_Your goal_
Repeat everything from the first line of the listing below through the line that contains "from matplotlib.ticker import", exactly. Leave out pictures.
________
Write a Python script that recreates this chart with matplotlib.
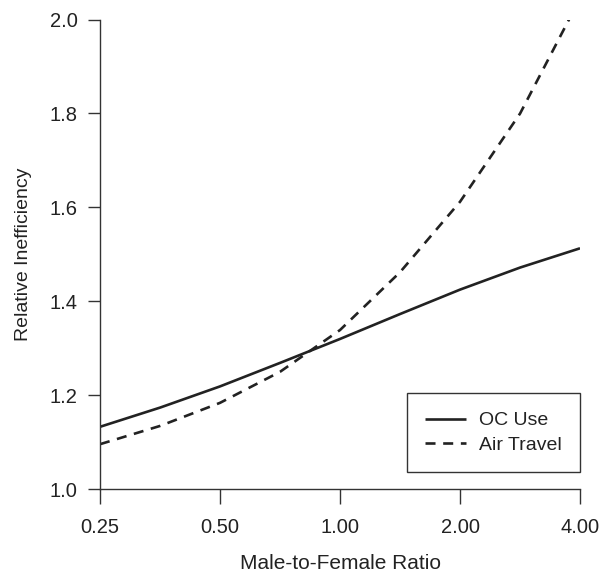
import matplotlib
matplotlib.use("Agg")
import matplotlib.pyplot as plt
from matplotlib.ticker import FixedLocator, NullLocator

plt.rcParams['font.family'] = ['Liberation Sans', 'DejaVu Sans']

ratio = [0.25, 0.354, 0.5, 0.707, 1.0, 1.414, 2.0, 2.83, 4.0]
oc_use = [1.133, 1.174, 1.219, 1.269, 1.320, 1.373, 1.425, 1.472, 1.513]
air_travel = [1.096, 1.135, 1.184, 1.250, 1.339, 1.462, 1.612, 1.800, 2.045]
x_ticks = [0.25, 0.5, 1.0, 2.0, 4.0]
x_ticklabels = ["0.25", "0.50", "1.00", "2.00", "4.00"]
y_ticks = [1.0, 1.2, 1.4, 1.6, 1.8, 2.0]
y_ticklabels = ["1.0", "1.2", "1.4", "1.6", "1.8", "2.0"]

ink = "#222222"

fig = plt.figure(figsize=(6.05, 5.72), dpi=100)
ax = fig.add_axes([0.1653, 0.1446, 0.7934, 0.8213])

ax.plot(ratio, oc_use, color=ink, lw=1.9, solid_capstyle='butt', label="OC Use")
ax.plot(ratio, air_travel, color=ink, lw=1.9, dashes=(3.8, 2.9), label="Air Travel")

ax.set_xscale('log', base=2)
ax.set_xlim(0.25, 4.0)
ax.set_ylim(1.0, 2.0)
ax.xaxis.set_major_locator(FixedLocator(x_ticks))
ax.xaxis.set_minor_locator(NullLocator())
ax.set_xticklabels(x_ticklabels)
ax.set_yticks(y_ticks)
ax.set_yticklabels(y_ticklabels)

for s in ['top', 'right']:
    ax.spines[s].set_visible(False)
for s in ['left', 'bottom']:
    ax.spines[s].set_color("#333333")
    ax.spines[s].set_linewidth(1.0)

ax.tick_params(axis='x', direction='out', length=10.5, width=1.0, color="#333333",
               pad=10, labelsize=14.5, labelcolor=ink)
ax.tick_params(axis='y', direction='out', length=9, width=1.0, color="#333333",
               pad=7, labelsize=14.5, labelcolor=ink)

fig.text((100 + 580) / 2 / 605, 3 / 572, "Male-to-Female Ratio", fontsize=15,
         color=ink, ha='center', va='baseline')
ax.set_ylabel("Relative Inefficiency", fontsize=14, color=ink, labelpad=13)

leg = ax.legend(loc='lower right', bbox_to_anchor=(1.0, 0.036), borderaxespad=0,
                fontsize=14, frameon=True, fancybox=False, handlelength=2.1,
                handletextpad=0.65, borderpad=0.95, labelspacing=0.35)
leg.get_frame().set_edgecolor("#333333")
leg.get_frame().set_linewidth(1.0)
leg.get_frame().set_alpha(1)
for t in leg.get_texts():
    t.set_color(ink)

fig.savefig("out.png", dpi=100)
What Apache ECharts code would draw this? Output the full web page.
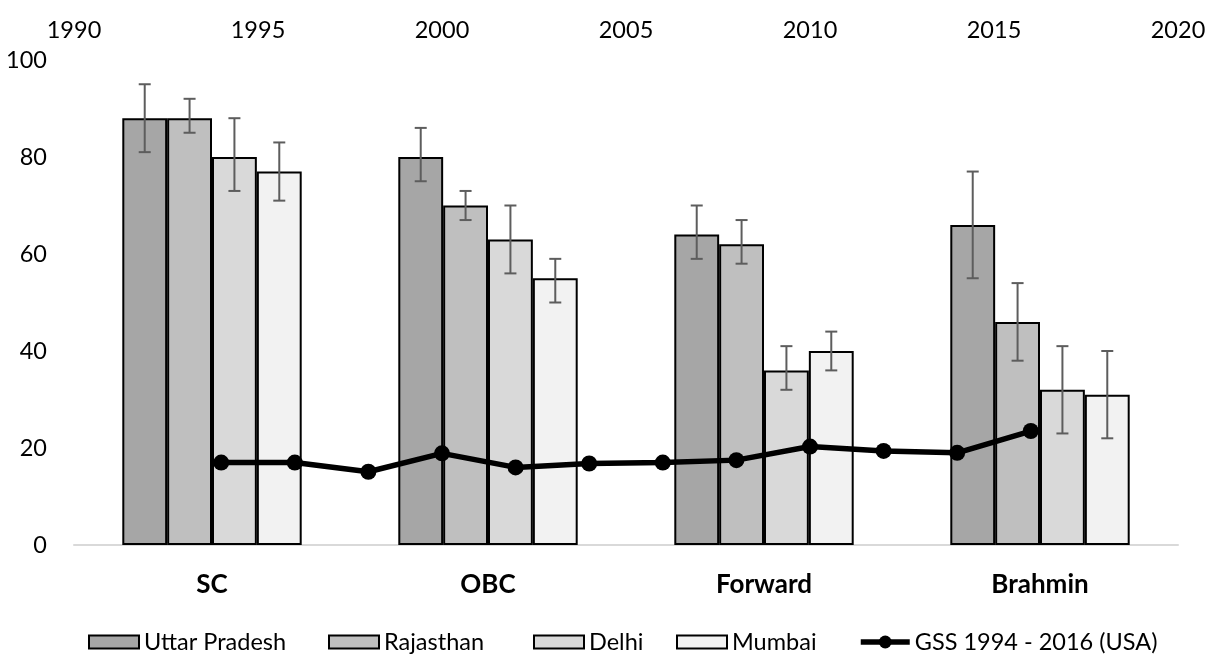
________
_Written response_
Write a Python script that recreates this chart with matplotlib.
import matplotlib
matplotlib.use("Agg")
import matplotlib.pyplot as plt
from matplotlib.ticker import FixedLocator, NullLocator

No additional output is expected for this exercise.